A shadow fleet of Iranian oil tankers has pierced the US naval blockade in the Persian Gulf, according to UK intelligence assessments obtained by this correspondent. The development, confirmed by multiple sources within Whitehall, signals a direct challenge to maritime interdiction efforts and poses a systemic threat to global energy markets. The tankers, operating under opaque ownership structures and lacking standard insurance, successfully offloaded crude at undisclosed locations, likely in East Asia.
This is not an isolated incident but part of a coordinated strategy by Tehran to monetise its petroleum reserves despite comprehensive sanctions. The geopolitical implications are profound: a sustained breach could flood the market with discounted Iranian oil, undercutting producers and destabilising OPEC+ agreements. More critically, it emboldens other sanctioned states to flout maritime law.

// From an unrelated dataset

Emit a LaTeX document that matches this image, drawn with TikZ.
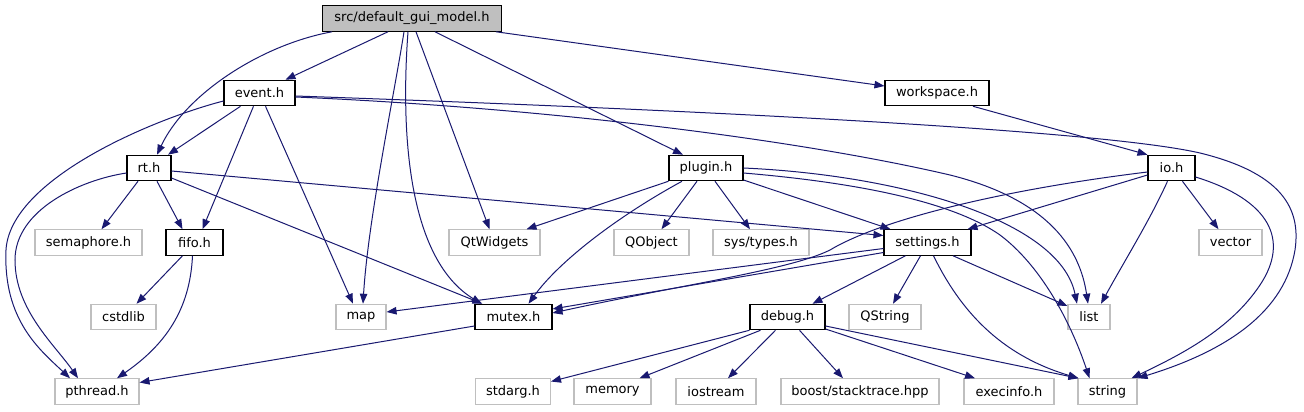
\documentclass[tikz,border=0pt]{standalone}
\usepackage{fontspec}
\setmainfont{DejaVu Sans}
\usetikzlibrary{arrows.meta,calc}
\definecolor{edgecol}{HTML}{191970}
\definecolor{undoc}{HTML}{BFBFBF}
\begin{document}
\begin{tikzpicture}[x=0.75pt,y=-0.75pt,
  doc/.style={draw=black,line width=0.8pt,fill=white,minimum height=19.1pt,inner sep=0pt,font=\fontsize{9.75}{11}\selectfont},
  undocbox/.style={doc,draw=undoc},
  mainbox/.style={doc,fill=undoc},
  bw/.style={minimum width=#1*0.75pt},
  edge/.style={draw=edgecol,line width=0.75pt,-{Triangle[length=7.5pt,width=5.6pt]}}]
\fill[white] (0,0) rectangle (1304,411);
\useasboundingbox (0,0) rectangle (1304,411);
% row 0
\node[mainbox,bw=178.5] (main) at (412,18.5) {src/default\_gui\_model.h};
% row 1
\node[doc,bw=71] (event) at (259.5,93) {event.h};
\node[doc,bw=104] (workspace) at (937,93) {workspace.h};
% row 2
\node[doc,bw=44] (rt) at (149,168) {rt.h};
\node[doc,bw=74] (plugin) at (706,168) {plugin.h};
\node[doc,bw=47] (io) at (1171.5,168) {io.h};
% row 3
\node[undocbox,bw=107] (semaphore) at (88.5,242.5) {semaphore.h};
\node[doc,bw=57] (fifo) at (194.5,242.5) {fifo.h};
\node[undocbox,bw=91] (qtwidgets) at (494.5,242.5) {QtWidgets};
\node[undocbox,bw=75] (qobject) at (651.5,242.5) {QObject};
\node[undocbox,bw=96] (systypes) at (761,242.5) {sys/types.h};
\node[doc,bw=87] (settings) at (927.5,242.5) {settings.h};
\node[undocbox,bw=63] (vector) at (1230.5,242.5) {vector};
% row 4
\node[undocbox,bw=65] (cstdlib) at (123.5,317) {cstdlib};
\node[undocbox,bw=50] (map) at (361,317) {map};
\node[doc,bw=77] (mutex) at (513.5,317) {mutex.h};
\node[doc,bw=75] (debug) at (787.5,317) {debug.h};
\node[undocbox,bw=72] (qstring) at (885,317) {QString};
\node[undocbox,bw=42] (list) at (1089,317) {list};
% row 5
\node[undocbox,bw=84] (pthread) at (97,391.5) {pthread.h};
\node[undocbox,bw=75] (stdarg) at (513,391.5) {stdarg.h};
\node[undocbox,bw=77] (memory) at (612.5,391.5) {memory};
\node[undocbox,bw=80] (iostream) at (716,391.5) {iostream};
\node[undocbox,bw=158] (boost) at (860,391.5) {boost/stacktrace.hpp};
\node[undocbox,bw=90] (execinfo) at (1009,391.5) {execinfo.h};
\node[undocbox,bw=59] (string) at (1107.5,391.5) {string};
% edges from main
\draw[edge] ($(main.south)+(-24,0)$) -- ($(event.north)+(26,0)$);
\draw[edge] ($(main.south)+(-80,0)$) .. controls (260,45) and (185,95) .. ($(rt.north)+(8,0)$);
\draw[edge] ($(main.south)+(-8,0)$) .. controls (395,90) and (368,220) .. ($(map.north)+(2,0)$);
\draw[edge] ($(main.south)+(-4,0)$) .. controls (400,140) and (410,260) .. ($(mutex.north)+(-32,0)$);
\draw[edge] ($(main.south)+(4,0)$) -- ($(qtwidgets.north)+(-5,0)$);
\draw[edge] ($(main.south)+(23,0)$) -- ($(plugin.north)+(-23,0)$);
\draw[edge] ($(main.south)+(84,0)$) -- ($(workspace.west)+(0,-7)$);
% edges from event
\draw[edge] ($(event.south)+(-19,0)$) -- ($(rt.north)+(19,0)$);
\draw[edge] ($(event.west)+(0,8)$) .. controls (150,120) and (10,180) .. (6,250) .. controls (3,320) and (40,350) .. ($(pthread.north)+(-27,0)$);
\draw[edge] ($(event.south)+(-6,0)$) -- ($(fifo.north)+(8,0)$);
\draw[edge] ($(event.south)+(6,0)$) -- ($(map.north)+(-8,0)$);
\draw[edge] ($(event.east)+(0,4)$) .. controls (550,108) and (800,140) .. (950,175) .. controls (1050,200) and (1080,250) .. ($(list.north)+(-1,0)$);
\draw[edge] ($(event.east)+(0,3)$) .. controls (700,110) and (1100,130) .. (1200,153) .. controls (1290,175) and (1300,215) .. (1295,250) .. controls (1285,310) and (1230,350) .. (string.north east);
% edges from rt
\draw[edge] ($(rt.west)+(0,5)$) .. controls (80,180) and (15,210) .. (15,260) .. controls (15,310) and (55,345) .. ($(pthread.north)+(-19,0)$);
\draw[edge] ($(rt.south)+(-11,0)$) -- ($(semaphore.north)+(13,0)$);
\draw[edge] ($(rt.south)+(8,0)$) -- ($(fifo.north)+(-12,0)$);
\draw[edge] ($(rt.east)+(0,10)$) -- ($(mutex.north)+(-31,0)$);
\draw[edge] ($(rt.east)+(0,3)$) -- ($(settings.west)+(0,-7)$);
% edges from fifo
\draw[edge] ($(fifo.south)+(-12,0)$) -- ($(cstdlib.north)+(13,0)$);
\draw[edge] ($(fifo.south)+(-2,0)$) .. controls (190,310) and (165,345) .. ($(pthread.north)+(20,0)$);
% mutex
\draw[edge] ($(mutex.west)+(0,9)$) -- ($(pthread.east)+(0,-9)$);
% plugin
\draw[edge] (plugin.south west) -- ($(qtwidgets.north)+(32,0)$);
\draw[edge] ($(plugin.south)+(-24,0)$) .. controls (620,215) and (560,260) .. ($(mutex.north)+(15,0)$);
\draw[edge] ($(plugin.south)+(-9,0)$) -- ($(qobject.north)+(10,0)$);
\draw[edge] ($(plugin.south)+(9,0)$) -- ($(systypes.north)+(-11,0)$);
\draw[edge] ($(plugin.east)+(0,12)$) -- ($(settings.north)+(-37,0)$);
\draw[edge] (plugin.east) .. controls (900,175) and (1060,220) .. ($(list.north)+(-12,0)$);
\draw[edge] ($(plugin.east)+(0,5)$) .. controls (850,182) and (950,200) .. (1000,235) .. controls (1040,265) and (1070,320) .. ($(string.north)+(-18,0)$);
% settings
\draw[edge] ($(settings.west)+(0,6)$) -- ($(map.east)+(0,-5)$);
\draw[edge] ($(settings.west)+(0,10)$) -- ($(mutex.east)+(0,-8)$);
\draw[edge] ($(settings.south)+(-22,0)$) -- ($(debug.north)+(25,0)$);
\draw[edge] ($(settings.south)+(-7,0)$) -- ($(qstring.north)+(8,0)$);
\draw[edge] ($(settings.south)+(6,0)$) .. controls (960,310) and (1000,355) .. ($(string.north)+(-29,0)$);
\draw[edge] ($(settings.south)+(25.5,0)$) -- ($(list.west)+(0,-11)$);
% io
\draw[edge] ($(io.west)+(0,7)$) -- ($(settings.north)+(40,0)$);
\draw[edge] ($(io.south)+(-4,0)$) .. controls (1150,220) and (1125,260) .. ($(list.north)+(12,0)$);
\draw[edge] ($(io.south)+(11,0)$) -- ($(vector.north)+(-12,0)$);
\draw[edge] ($(io.east)+(0,9)$) .. controls (1270,200) and (1290,240) .. (1260,285) .. controls (1230,330) and (1180,355) .. ($(string.north east)+(-6,0)$);
\draw[edge] ($(io.west)+(0,4)$) .. controls (1000,190) and (880,220) .. (830,250) .. controls (790,270) and (680,285) .. ($(mutex.east)+(0,-4)$);
% workspace
\draw[edge] ($(workspace.south)+(36,0)$) -- (io.north west);
% debug
\draw[edge] (debug.south west) -- ($(stdarg.east)+(0,-10)$);
\draw[edge] ($(debug.south)+(-27,0)$) -- ($(memory.north)+(27,0)$);
\draw[edge] ($(debug.south)+(-12,0)$) -- ($(iostream.north)+(12,0)$);
\draw[edge] ($(debug.south)+(12,0)$) -- ($(boost.north)+(-17,0)$);
\draw[edge] ($(debug.east)+(0,12)$) -- ($(execinfo.north)+(-34,0)$);
\draw[edge] ($(debug.east)+(0,9)$) -- ($(string.north)+(-29,0)$);
\end{tikzpicture}
\end{document}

The Royal Navy has increased patrols in the Strait of Hormuz, but the sheer volume of dark fleet traffic renders interdiction probabilistic at best. Energy analysts now forecast a 5-8% drop in benchmark crude prices if the breaches continue. This is not a future scenario; it is unfolding now.
The physics of supply chains are simple: when sanctions become porous, price signals distort and strategic reserves deplete faster. The UK is quietly lobbying for tighter tanker tracking protocols at the International Maritime Organization, but as any physicist knows, you cannot close a door once the air has moved through it. The window for effective action is closing.